**EXERCISE REQUIREMENTS:**
Give the listing again exactly, omitting its images.

**INFORMATION SUPPLIED:**
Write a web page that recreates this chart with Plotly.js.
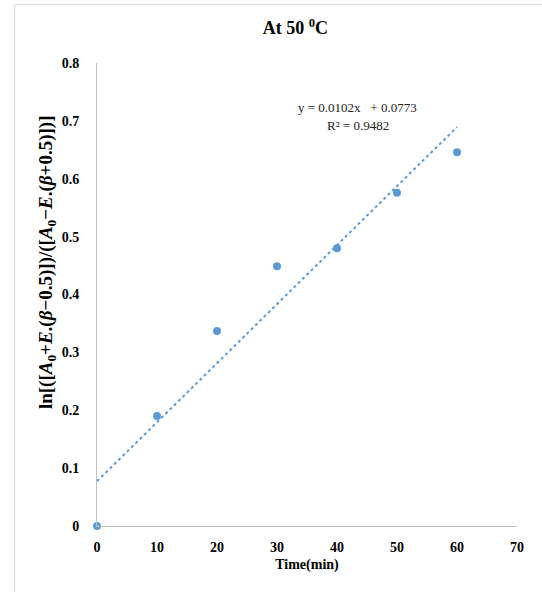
<!DOCTYPE html>
<html><head><meta charset="utf-8">
<script src="https://cdn.plot.ly/plotly-3.0.1.min.js"></script>
<style>html,body{margin:0;padding:0;background:#fff;}#chart{width:542px;height:592px;}</style>
</head><body><div id="chart"></div>
<script>
const timeMin = [0, 10, 20, 30, 40, 50, 60];
const lnRatio = [0, 0.190, 0.337, 0.449, 0.480, 0.576, 0.646];
const slope = 0.0102;
const intercept = 0.0773;
const trendX = [0, 60];
const xTicks = [0, 10, 20, 30, 40, 50, 60, 70];
const yTicks = [0, 0.1, 0.2, 0.3, 0.4, 0.5, 0.6, 0.7, 0.8];
const yLabel = 'ln[([<i>A</i><sub>0</sub>+<i>E</i>.(<i>β</i>−0.5)])/([<i>A</i><sub>0</sub>−<i>E</i>.(<i>β</i>+0.5)])]';

const trendY = trendX.map(x => slope * x + intercept);
const serif = "Liberation Serif, Times New Roman, serif";

const data = [
  {x: trendX, y: trendY, mode: 'lines', type: 'scatter',
   line: {color: '#5B9BD5', width: 2, dash: 'dot'}, hoverinfo: 'skip', showlegend: false},
  {x: timeMin, y: lnRatio, mode: 'markers', type: 'scatter', cliponaxis: false,
   marker: {color: '#5B9BD5', size: 8}, showlegend: false}
];

const layout = {
  width: 542, height: 592,
  paper_bgcolor: '#fff', plot_bgcolor: '#fff',
  margin: {l: 97, r: 25, t: 63, b: 66},
  title: {text: 'At 50 <sup>0</sup>C', font: {family: serif, size: 18, color: '#000', weight: 'bold'},
          x: 0.545, xanchor: 'center', y: 0.953, yanchor: 'middle'},
  xaxis: {range: [0, 70], tickvals: xTicks, ticktext: xTicks.map(v => String(v)),
          showgrid: false, zeroline: false, showline: true, linecolor: '#bfbfbf', linewidth: 1,
          ticks: '', ticklabelstandoff: 8, tickfont: {family: serif, size: 14, color: '#000', weight: 'bold'},
          title: {text: 'Time(min)', font: {family: serif, size: 14, color: '#000', weight: 'bold'}, standoff: 5}},
  yaxis: {range: [0, 0.8], tickvals: yTicks, ticktext: yTicks.map(v => (v === 0 ? '0' : v.toFixed(1))),
          showgrid: false, zeroline: false, showline: true, linecolor: '#bfbfbf', linewidth: 1,
          ticks: '', ticklabelstandoff: 14, tickfont: {family: serif, size: 14, color: '#000', weight: 'bold'}},
  annotations: [
    {xref: 'paper', yref: 'paper', x: 0.621, y: 0.903, xanchor: 'center', yanchor: 'middle', showarrow: false,
     text: 'y = 0.0102x   + 0.0773', font: {family: serif, size: 13, color: '#222'}},
    {xref: 'paper', yref: 'paper', x: 0.621, y: 0.866, xanchor: 'center', yanchor: 'middle', showarrow: false,
     text: 'R² = 0.9482', font: {family: serif, size: 13, color: '#222'}},
    {xref: 'paper', yref: 'paper', x: 0, xshift: -50, y: 0.570, xanchor: 'center', yanchor: 'middle',
     showarrow: false, textangle: -90, text: yLabel,
     font: {family: serif, size: 19, color: '#000', weight: 'bold'}}
  ],
  shapes: [
    {type: 'rect', xref: 'paper', yref: 'paper', x0: -0.196, x1: 1.1, y0: -0.2, y1: 1.126,
     line: {color: '#d9d9d9', width: 1}, fillcolor: 'rgba(0,0,0,0)', layer: 'below'}
  ]
};

Plotly.newPlot('chart', data, layout, {displayModeBar: false, staticPlot: true});
</script></body></html>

**RESPONSE TO THIS TASK:**
Write a web page that recreates this chart with Plotly.js.
<!DOCTYPE html>
<html><head><meta charset="utf-8">
<script src="https://cdn.plot.ly/plotly-3.0.1.min.js"></script>
<style>html,body{margin:0;padding:0;background:#fff;}#chart{width:542px;height:592px;}</style>
</head><body><div id="chart"></div>
<script>
const timeMin = [0, 10, 20, 30, 40, 50, 60];
const lnRatio = [0, 0.190, 0.337, 0.449, 0.480, 0.576, 0.646];
const slope = 0.0102;
const intercept = 0.0773;
const trendX = [0, 60];
const xTicks = [0, 10, 20, 30, 40, 50, 60, 70];
const yTicks = [0, 0.1, 0.2, 0.3, 0.4, 0.5, 0.6, 0.7, 0.8];
const yLabel = 'ln[([<i>A</i><sub>0</sub>+<i>E</i>.(<i>β</i>−0.5)])/([<i>A</i><sub>0</sub>−<i>E</i>.(<i>β</i>+0.5)])]';

const trendY = trendX.map(x => slope * x + intercept);
const serif = "Liberation Serif, Times New Roman, serif";

const data = [
  {x: trendX, y: trendY, mode: 'lines', type: 'scatter',
   line: {color: '#5B9BD5', width: 2, dash: 'dot'}, hoverinfo: 'skip', showlegend: false},
  {x: timeMin, y: lnRatio, mode: 'markers', type: 'scatter', cliponaxis: false,
   marker: {color: '#5B9BD5', size: 8}, showlegend: false}
];

const layout = {
  width: 542, height: 592,
  paper_bgcolor: '#fff', plot_bgcolor: '#fff',
  margin: {l: 97, r: 25, t: 63, b: 66},
  title: {text: 'At 50 <sup>0</sup>C', font: {family: serif, size: 18, color: '#000', weight: 'bold'},
          x: 0.545, xanchor: 'center', y: 0.953, yanchor: 'middle'},
  xaxis: {range: [0, 70], tickvals: xTicks, ticktext: xTicks.map(v => String(v)),
          showgrid: false, zeroline: false, showline: true, linecolor: '#bfbfbf', linewidth: 1,
          ticks: '', ticklabelstandoff: 8, tickfont: {family: serif, size: 14, color: '#000', weight: 'bold'},
          title: {text: 'Time(min)', font: {family: serif, size: 14, color: '#000', weight: 'bold'}, standoff: 5}},
  yaxis: {range: [0, 0.8], tickvals: yTicks, ticktext: yTicks.map(v => (v === 0 ? '0' : v.toFixed(1))),
          showgrid: false, zeroline: false, showline: true, linecolor: '#bfbfbf', linewidth: 1,
          ticks: '', ticklabelstandoff: 14, tickfont: {family: serif, size: 14, color: '#000', weight: 'bold'}},
  annotations: [
    {xref: 'paper', yref: 'paper', x: 0.621, y: 0.903, xanchor: 'center', yanchor: 'middle', showarrow: false,
     text: 'y = 0.0102x   + 0.0773', font: {family: serif, size: 13, color: '#222'}},
    {xref: 'paper', yref: 'paper', x: 0.621, y: 0.866, xanchor: 'center', yanchor: 'middle', showarrow: false,
     text: 'R² = 0.9482', font: {family: serif, size: 13, color: '#222'}},
    {xref: 'paper', yref: 'paper', x: 0, xshift: -50, y: 0.570, xanchor: 'center', yanchor: 'middle',
     showarrow: false, textangle: -90, text: yLabel,
     font: {family: serif, size: 19, color: '#000', weight: 'bold'}}
  ],
  shapes: [
    {type: 'rect', xref: 'paper', yref: 'paper', x0: -0.196, x1: 1.1, y0: -0.2, y1: 1.126,
     line: {color: '#d9d9d9', width: 1}, fillcolor: 'rgba(0,0,0,0)', layer: 'below'}
  ]
};

Plotly.newPlot('chart', data, layout, {displayModeBar: false, staticPlot: true});
</script></body></html>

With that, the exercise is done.